Distinguish transverse waves (particle motion perpendicular to the wave direction) from longitudinal waves (particle motion parallel to the wave direction), and classify examples such as light, water, and sound waves (MA STE Introductory Physics, Waves, HS-PS4-1).

What this topic is asking

Waves come in two basic types, and the Massachusetts Introductory Physics MCAS expects you to tell them apart by how the medium moves. You must distinguish a transverse wave (the medium moves perpendicular to the wave's direction) from a longitudinal wave (the medium moves parallel to the wave's direction), and classify common examples: light and water waves as transverse, sound waves as longitudinal. The crosscutting idea is structure and function: the way the particles move sets how the wave looks and behaves.

Transverse waves

Picture shaking the end of a long rope up and down: the wave races along the rope (horizontally), but each bit of rope only moves up and down (vertically), at right angles to the travel direction. That perpendicular motion is the signature of a transverse wave. Transverse waves include:

• Waves on a string or rope.
• Water waves (to a good approximation, the surface moves up and down as the wave moves across).
• All electromagnetic waves, including visible light, radio, and X-rays, treated in the electromagnetic spectrum topic.

On a transverse wave, the wavelength is measured crest to crest, and the amplitude is the height of a crest above the rest position.

Longitudinal waves

Think of pushing and pulling the end of a stretched spring (a "slinky") along its length: a pulse of squashed-together coils travels along the spring in the same direction you push. The coils move back and forth along the spring, not across it. Sound is the most important longitudinal wave the MCAS tests: a speaker pushes air molecules back and forth, sending compressions and rarefactions outward. On a longitudinal wave, one wavelength runs from one compression to the next, and a bigger amplitude means the compressions are denser (a louder sound).

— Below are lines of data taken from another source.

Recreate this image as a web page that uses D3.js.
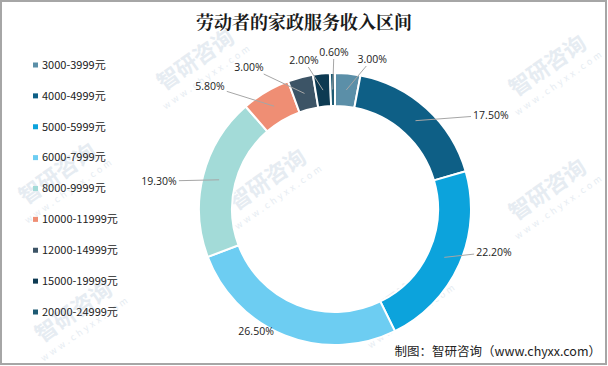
<!DOCTYPE html>
<html><head><meta charset="utf-8">
<script src="https://cdn.jsdelivr.net/npm/d3@7"></script>
<style>html,body{margin:0;padding:0;background:#fff;}svg{display:block;}</style>
</head><body>
<svg id="chart" width="608" height="366"></svg>
<script>
// ---- data ----
const categories = ["3000-3999元","4000-4999元","5000-5999元","6000-7999元","8000-9999元","10000-11999元","12000-14999元","15000-19999元","20000-24999元"];
const values = [3.00, 17.50, 22.20, 26.50, 19.30, 5.80, 3.00, 2.00, 0.60];
const colors = ["#5b8fa8","#0e5f86","#0ca3dc","#6dcdf2","#a3dbd8","#ef8e74","#3c5466","#0d3a52","#1d5a73"];
// label placement (polar: angle in degrees clockwise from top, radius in px)
const labelAngles = [13.9, 58.9, 105.1, 212.9, 279.0, 314.5, 328.8, 348.2, 359.6];
const labelRadii  = [154.5, 182, 164.7, 145.3, 178.2, 175.4, 166, 152.2, 157];
const title = "劳动者的家政服务收入区间";
const source = "制图：智研咨询（www.chyxx.com）";

const W = 608, H = 366;
const cx = 335, cy = 209, outerR = 136, innerR = 103;
const svg = d3.select("#chart");
const font = "'Noto Sans CJK SC','Open Sans',sans-serif";

// watermarks (faint)
const wmPos = [[200,66],[552,72],[62,180],[272,186],[552,196],[78,318],[405,305]];
const wm = svg.append("g").attr("fill","#e6ecf2").attr("font-family",font);
wmPos.forEach(p=>{
  const g = wm.append("g").attr("transform",`translate(${p[0]},${p[1]}) rotate(-35)`);
  g.append("text").attr("text-anchor","middle").attr("font-size",22).attr("font-weight","bold").text("智研咨询");
  g.append("text").attr("text-anchor","middle").attr("y",16).attr("font-size",9).attr("letter-spacing",3).text("www.chyxx.com");
});

// border
svg.append("rect").attr("x",1).attr("y",1).attr("width",W-3).attr("height",H-3)
  .attr("fill","none").attr("stroke","#a6a6a6").attr("stroke-width",2);

// title
svg.append("text").attr("x",304).attr("y",29).attr("text-anchor","middle")
  .attr("font-family","'Noto Serif CJK SC','Noto Sans CJK SC',serif").attr("font-size",18).attr("font-weight","bold")
  .attr("fill","#1a1a1a").text(title);

// pie
const pie = d3.pie().sort(null).value(d=>d);
const arcs = pie(values);
const arc = d3.arc().innerRadius(innerR).outerRadius(outerR);
const g = svg.append("g").attr("transform",`translate(${cx},${cy})`);
g.selectAll("path.slice").data(arcs).join("path").attr("class","slice")
  .attr("d",arc).attr("fill",(d,i)=>colors[i]).attr("stroke","#fff").attr("stroke-width",2);

// labels + leader lines
const midR = (innerR+outerR)/2;
const fmt = d3.format(".2f");
arcs.forEach((d,i)=>{
  const a = (d.startAngle+d.endAngle)/2;
  const p0 = [midR*Math.sin(a), -midR*Math.cos(a)];
  const la = labelAngles[i]*Math.PI/180, lr = labelRadii[i];
  const lc = [lr*Math.sin(la), -lr*Math.cos(la)];
  const t = g.append("text").attr("x",lc[0]).attr("y",lc[1]).attr("dy","0.35em")
    .attr("text-anchor","middle").attr("font-family","'Open Sans',sans-serif").attr("font-size",10.5)
    .attr("fill","#222").text(fmt(values[i])+"%");
  const bb = t.node().getBBox();
  const hw = bb.width/2+2, hh = bb.height/2;
  const dx = p0[0]-lc[0], dy = p0[1]-lc[1];
  const s = Math.min(Math.abs(dx)>0?hw/Math.abs(dx):Infinity, Math.abs(dy)>0?hh/Math.abs(dy):Infinity);
  const pe = [lc[0]+dx*s, lc[1]+dy*s];
  if (lr - outerR > 12) {
    g.insert("line","text").attr("x1",p0[0]).attr("y1",p0[1]).attr("x2",pe[0]).attr("y2",pe[1])
      .attr("stroke","#a6a6a6").attr("stroke-width",1);
  }
});

// legend
const leg = svg.append("g").attr("font-family",font).attr("font-size",11).attr("fill","#222");
const ly = d3.scalePoint().domain(categories).range([65,312]);
categories.forEach((c,i)=>{
  leg.append("rect").attr("x",33).attr("y",ly(c)-2.5).attr("width",5).attr("height",5).attr("fill",colors[i]);
  leg.append("text").attr("x",42).attr("y",ly(c)).attr("dy","0.35em").text(c);
});

// source
svg.append("text").attr("x",601).attr("y",352).attr("dy","0.35em").attr("text-anchor","end")
  .attr("font-family",font).attr("font-size",12.5).attr("fill","#222").text(source);
</script>
</body></html>
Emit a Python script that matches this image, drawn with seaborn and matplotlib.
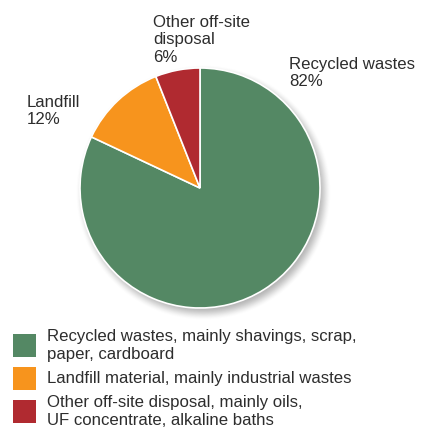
import numpy as np
import matplotlib
matplotlib.use("Agg")
import matplotlib.pyplot as plt
from matplotlib.patches import Rectangle
import seaborn as sns

# Waste shares by destination
categories = ["Recycled wastes", "Landfill", "Other off-site\ndisposal"]
shares = [82, 12, 6]
legend_labels = [
    "Recycled wastes, mainly shavings, scrap,\npaper, cardboard",
    "Landfill material, mainly industrial wastes",
    "Other off-site disposal, mainly oils,\nUF concentrate, alkaline baths",
]
colors = ["#548864", "#F7941D", "#B02A30"]

sns.set_style("white")
plt.rcParams["font.family"] = ["Liberation Sans", "DejaVu Sans"]

W, H = 424, 429
fig = plt.figure(figsize=(W / 100, H / 100), dpi=100)
ax = fig.add_axes([0, 0, 1, 1])

palette = sns.color_palette(colors)
txt_color = "#2d2d2d"
fs = 12.1

cx, cy, r = 200, H - 188, 120

# soft drop shadow under the pie
yy, xx = np.mgrid[0:H, 0:W]
d = np.hypot(xx - (cx + 3), (H - yy) - (cy - 4))
t = np.clip((d - (r - 6)) / 14.0, 0, 1)
alpha = 0.45 * (1 - (3 * t**2 - 2 * t**3))
shadow = np.zeros((H, W, 4))
shadow[..., :3] = 0.35
shadow[..., 3] = alpha
ax.imshow(shadow, extent=(0, W, 0, H), origin="upper", zorder=0, interpolation="bilinear")

wedges, _ = ax.pie(
    shares,
    colors=palette,
    startangle=90,
    counterclock=False,
    center=(cx, cy),
    radius=r,
    wedgeprops=dict(edgecolor="white", linewidth=1.2),
    frame=True,
)
for w in wedges:
    w.set_zorder(2)

# slice annotations
label_pos = [(289, 57), (27, 95), (153, 15)]
for name, val, (x, y) in zip(categories, shares, label_pos):
    ax.text(x, H - y, f"{name}\n{val}%", ha="left", va="top", fontsize=fs,
            color=txt_color, linespacing=1.2, zorder=3)

# legend
box_y = [345.5, 378.5, 411.5]
for lab, col, yc in zip(legend_labels, palette, box_y):
    ax.add_patch(Rectangle((13, H - yc - 11.5), 23, 23, facecolor=col,
                           edgecolor="none", zorder=3))
    ax.text(47, H - yc, lab, ha="left", va="center", fontsize=fs,
            color=txt_color, linespacing=1.2, zorder=3)

ax.set_xlim(0, W)
ax.set_ylim(0, H)
ax.set_aspect("auto")
ax.axis("off")

fig.savefig("out.png", dpi=100, facecolor="white")
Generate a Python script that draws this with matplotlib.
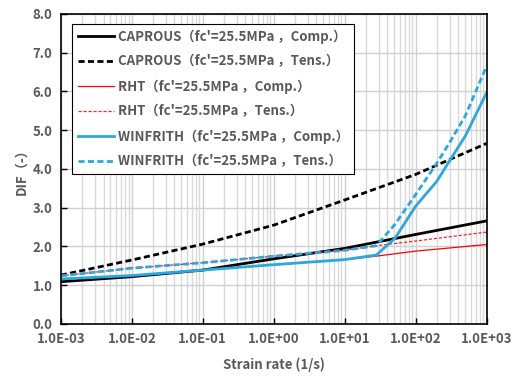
import numpy as np
import matplotlib.pyplot as plt
from matplotlib.ticker import FixedLocator, FuncFormatter, LogLocator

plt.rcParams['font.family'] = ['Noto Sans CJK JP', 'DejaVu Sans']
plt.rcParams['font.weight'] = 'bold'

# strain rate (1/s)
x_dec = [1e-3, 1e-2, 1e-1, 1e0, 1e1, 1e2, 1e3]
caprous_comp = [1.09, 1.22, 1.39, 1.68, 1.95, 2.31, 2.66]
caprous_tens = [1.26, 1.65, 2.06, 2.55, 3.20, 3.86, 4.66]

x_rht = [1e-3, 1e-2, 1e-1, 1e0, 1e1, 28, 100, 1000]
rht_comp = [1.16, 1.25, 1.39, 1.53, 1.66, 1.75, 1.88, 2.05]
rht_tens = [1.24, 1.44, 1.58, 1.75, 1.90, 2.02, 2.14, 2.37]

x_win = [1e-3, 1e-2, 1e-1, 1e0, 1e1, 28, 51, 100, 200, 300, 500, 1000]
win_comp = [1.16, 1.25, 1.39, 1.53, 1.66, 1.78, 2.21, 3.04, 3.69, 4.21, 4.85, 5.97]
win_tens = [1.24, 1.44, 1.58, 1.75, 1.90, 2.02, 2.57, 3.34, 4.16, 4.68, 5.37, 6.66]

lab = "（fc'=25.5MPa ，{}）"
blue = '#2BA8E0'
grey = '#595959'

fig = plt.figure(figsize=(5.15, 3.78), dpi=100)
ax = fig.add_axes([0.118, 0.143, 0.827, 0.820])

ax.plot(x_dec, caprous_comp, color='black', lw=2, label='CAPROUS' + lab.format('Comp.'))
ax.plot(x_dec, caprous_tens, color='black', lw=2, ls=(0, (2.2, 1.2)), label='CAPROUS' + lab.format('Tens.'))
ax.plot(x_rht, rht_comp, color='#FF0000', lw=0.9, label='RHT' + lab.format('Comp.'))
ax.plot(x_rht, rht_tens, color='#FF2020', lw=0.9, ls=(0, (2.5, 1.5)), label='RHT' + lab.format('Tens.'))
ax.plot(x_win, win_comp, color=blue, lw=2, label='WINFRITH' + lab.format('Comp.'))
ax.plot(x_win, win_tens, color=blue, lw=2, ls=(0, (2.2, 1.2)), label='WINFRITH' + lab.format('Tens.'))

ax.set_xscale('log')
ax.set_xlim(1e-3, 1e3)
ax.set_ylim(0, 8)
ax.set_yticks(np.arange(0, 8.1, 1.0))
ax.yaxis.set_major_formatter(FuncFormatter(lambda v, p: '%.1f' % v))
ax.xaxis.set_major_locator(FixedLocator(x_dec))
ax.xaxis.set_minor_locator(LogLocator(base=10, subs=np.arange(2, 10), numticks=20))
ax.xaxis.set_major_formatter(FuncFormatter(lambda v, p: '%.1fE%+03d' % (1.0, round(np.log10(v)))))
ax.xaxis.set_minor_formatter(FuncFormatter(lambda v, p: ''))

ax.grid(True, which='major', color='#d0d0d0', lw=1)
ax.grid(True, which='minor', axis='x', color='#d9d9d9', lw=1)
ax.set_axisbelow(True)

ax.tick_params(axis='both', which='major', direction='in', length=4, width=1,
               labelsize=9.5, labelcolor=grey, color='black', pad=6)
ax.tick_params(axis='x', which='minor', length=0)
for s in ax.spines.values():
    s.set_linewidth(1.2)

ax.set_xlabel('Strain rate (1/s)', fontsize=9.5, color=grey, fontweight='bold', labelpad=8)
ax.set_ylabel('DIF（-）', fontsize=9.5, color=grey, fontweight='bold', labelpad=3)

leg = ax.legend(loc='upper left', bbox_to_anchor=(0.012, 0.99), fontsize=9.5,
                frameon=True, fancybox=False, framealpha=1, edgecolor='black',
                handlelength=2.7, labelspacing=0.82, borderpad=0.42, handletextpad=0.3)
leg.get_frame().set_linewidth(0.8)
for t in leg.get_texts():
    t.set_color(grey)

fig.savefig('out.png', dpi=100)
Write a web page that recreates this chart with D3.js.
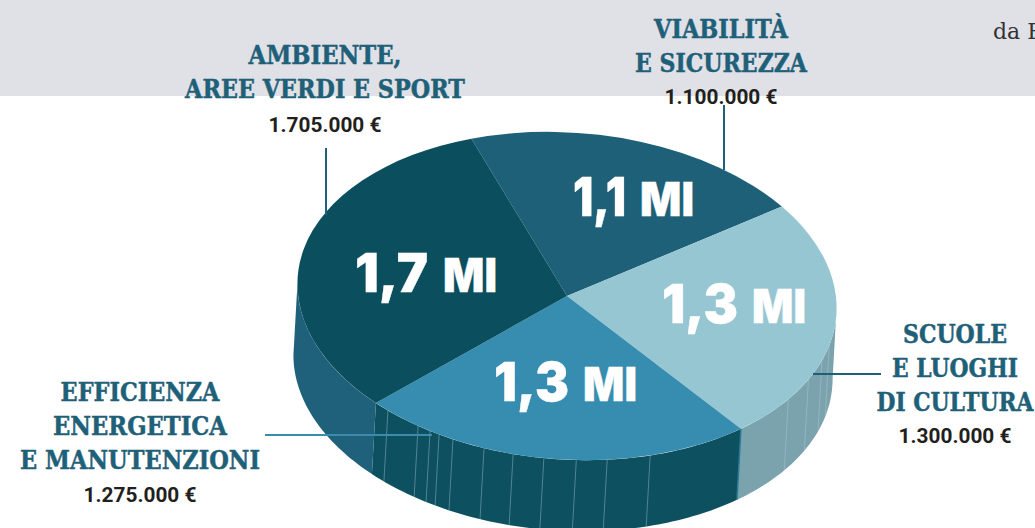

Both move energy, not matter

It is easy to think material moves with a wave because the pattern clearly travels, but it does not. In a transverse water wave, a floating object bobs up and down in place. In a longitudinal sound wave, each air molecule jiggles back and forth around its average spot while the sound energy passes through. Keeping this straight prevents a common error: confusing the motion of the wave with the motion of the medium.

Worked example

Reference-sheet note

The reference sheet gives the wave equation $v = f\lambda$, which applies to both wave types, but it does not list the wave types themselves. What you recall is the perpendicular-versus-parallel distinction, the features of each type (crest and trough for transverse, compression and rarefaction for longitudinal), the standard examples (light and water transverse, sound longitudinal), and that both move energy without moving matter.

Try this

Q1. State whether a water wave is transverse or longitudinal, and name its high and low points. [2]

• Cue. Transverse; the high points are crests and the low points are troughs.

Q2. Name the two regions of a longitudinal wave and give one example of such a wave. [2]

• Cue. Compressions and rarefactions; sound is an example.